Chinda further contended that when the executive submits a budget, it is common for the legislature to increase a budget of N4 trillion to N5 trillion by the time the consideration is complete.
“However, the process and procedure we are following today are entirely unfamiliar to me. It does not align with either our constitution or the rules of the House,” Chinda insisted.
In contrast, Kalu maintained his position, asserting that the 2025 appropriation bill was still under consideration by the National Assembly.

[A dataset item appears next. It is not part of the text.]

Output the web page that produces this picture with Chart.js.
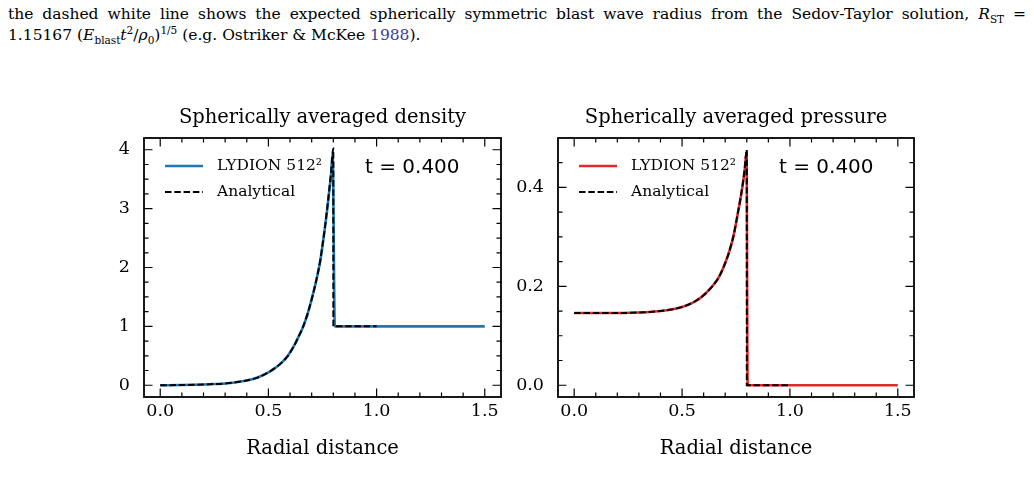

He remarked, “Parliament operates through its committees. We cannot perform the duties of the appropriation committee during plenary sessions. If there is any matter concerning the budget of the Federal Republic of Nigeria, and we have received communication regarding it, it is our responsibility, particularly with the authority granted to this chair by Order 2, Rule 2.”
Kalu then requested, “Minority Leader, could you please read Order 1 Rule 2?”
Kalu examined the text, which stated, “The procedures within the House of Representatives, especially sub-rule two, shall govern all instances not addressed herein or by sectional or other directives, precedence, or established practices of the House through resolution.”